# Another Newbie saying 'Hi'



## Super Josh (May 29, 2009)

Hi Guys,

I'm Josh from Watford in Herts I don't even own a TT yet, but thought that I would join up for some advice and friendly banter

I currently drive a modified Peugeot 205 but am now on the look out for a 225C.

I need something that is well built, fun to drive and will handle the 75 mile daily commute, so it's time to put the 205 to rest and just use it as a weekend toy.

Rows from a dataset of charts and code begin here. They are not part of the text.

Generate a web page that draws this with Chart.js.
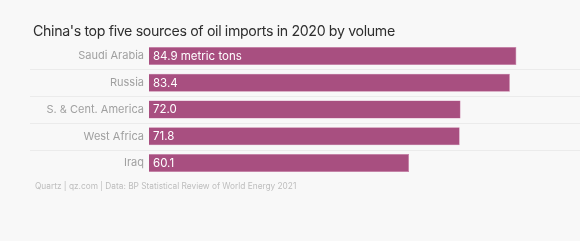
<!DOCTYPE html>
<html>
<head>
<meta charset="utf-8">
<script src="https://cdn.jsdelivr.net/npm/chart.js@4/dist/chart.umd.min.js"></script>
<style>
  html, body { margin: 0; padding: 0; background: #f8f8f8; }
  #wrap { position: relative; width: 580px; height: 241px; overflow: hidden; }
  #title { position: absolute; left: 33px; top: 22px; font-family: Inter, "Open Sans", sans-serif; font-size: 14.2px; color: #2e2e2e; letter-spacing: -0.35px; white-space: nowrap; }
  #foot { position: absolute; left: 35px; top: 181px; font-family: Inter, "Open Sans", sans-serif; font-size: 8.3px; color: #bdbdbd; white-space: nowrap; }
  canvas { position: absolute; left: 0; top: 0; }
</style>
</head>
<body>
<div id="wrap">
  <canvas id="c" width="580" height="241"></canvas>
  <div id="title">China's top five sources of oil imports in 2020 by volume</div>
  <div id="foot">Quartz | qz.com | Data: BP Statistical Review of World Energy 2021</div>
</div>
<script>
const categories = ["Saudi Arabia", "Russia", "S. & Cent. America", "West Africa", "Iraq"];
const values = [84.9, 83.4, 72.0, 71.8, 60.1];
const valueLabels = ["84.9 metric tons", "83.4", "72.0", "71.8", "60.1"];

const separators = {
  id: 'separators',
  beforeDatasetsDraw(chart) {
    const y = chart.scales.y, ctx = chart.ctx;
    ctx.save();
    ctx.strokeStyle = '#ebebeb';
    ctx.lineWidth = 1;
    for (let i = 0; i < categories.length - 1; i++) {
      const py = Math.round((y.getPixelForValue(i) + y.getPixelForValue(i + 1)) / 2) + 0.5;
      ctx.beginPath();
      ctx.moveTo(30, py);
      ctx.lineTo(chart.width, py);
      ctx.stroke();
    }
    ctx.restore();
  }
};

const barLabels = {
  id: 'barLabels',
  afterDatasetsDraw(chart) {
    const ctx = chart.ctx;
    const meta = chart.getDatasetMeta(0);
    ctx.save();
    ctx.fillStyle = '#ffffff';
    ctx.font = '11.5px Inter, "Open Sans", sans-serif';
    ctx.textBaseline = 'middle';
    ctx.textAlign = 'left';
    meta.data.forEach((bar, i) => {
      ctx.fillText(valueLabels[i], bar.base + 4, bar.y + 0.5);
    });
    ctx.restore();
  }
};

new Chart(document.getElementById('c'), {
  type: 'bar',
  data: {
    labels: categories,
    datasets: [{
      data: values,
      backgroundColor: '#a84f80',
      borderColor: '#c97aa6',
      borderWidth: 0.6,
      barPercentage: 0.68,
      categoryPercentage: 1.0
    }]
  },
  options: {
    indexAxis: 'y',
    responsive: false,
    animation: false,
    layout: { padding: { top: 42.6, bottom: 64.6, left: 0, right: 0 } },
    plugins: { legend: { display: false }, tooltip: { enabled: false } },
    scales: {
      x: { display: false, min: 0, max: 99.6 },
      y: {
        afterFit(scale) { scale.width = 149; },
        grid: { display: false, drawTicks: false },
        border: { display: false },
        ticks: {
          color: '#a0a0a0',
          padding: 5,
          font: { family: 'Inter, "Open Sans", sans-serif', size: 11 }
        }
      }
    }
  },
  plugins: [separators, barLabels]
});
</script>
</body>
</html>
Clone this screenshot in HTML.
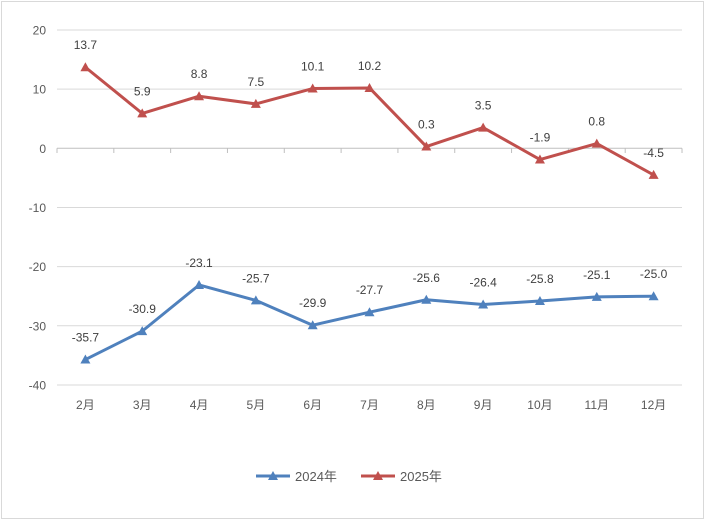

Here's a picture of the 205, if anyone is interested.










Cheers,

Josh


----------



## malstt (Apr 18, 2007)

Welcome to the forum , nice looking 205. 8)


----------



## subvertbeats (May 28, 2009)

agree with malstt 

welcome...


----------



## jammyd (Oct 11, 2008)

Welcome to the forum


----------



## YELLOW_TT (Feb 25, 2004)

Welcome once you have found a TT you need tojoin the TTOC www.ttoc.co.cuk


----------



## Super Josh (May 29, 2009)

Well finally an Amulet TTR that I was happy with and picked it up Tuesday evening 

Nice journey home with the roof down too




























And I've just joined the TTOC, role on the sunny weather 

Josh


----------



## jammyd (Oct 11, 2008)

Just as you get a rag top, it rains :lol: :lol: :lol:

Looks lovely


----------



## malstt (Apr 18, 2007)

Car looks nice 8) , welcome to the club.


----------



## Wallsendmag (Feb 12, 2004)

Welcome


----------



## forest (Mar 17, 2009)

Nice colour, welcome to the forum, there is something special about the rag top :wink:


----------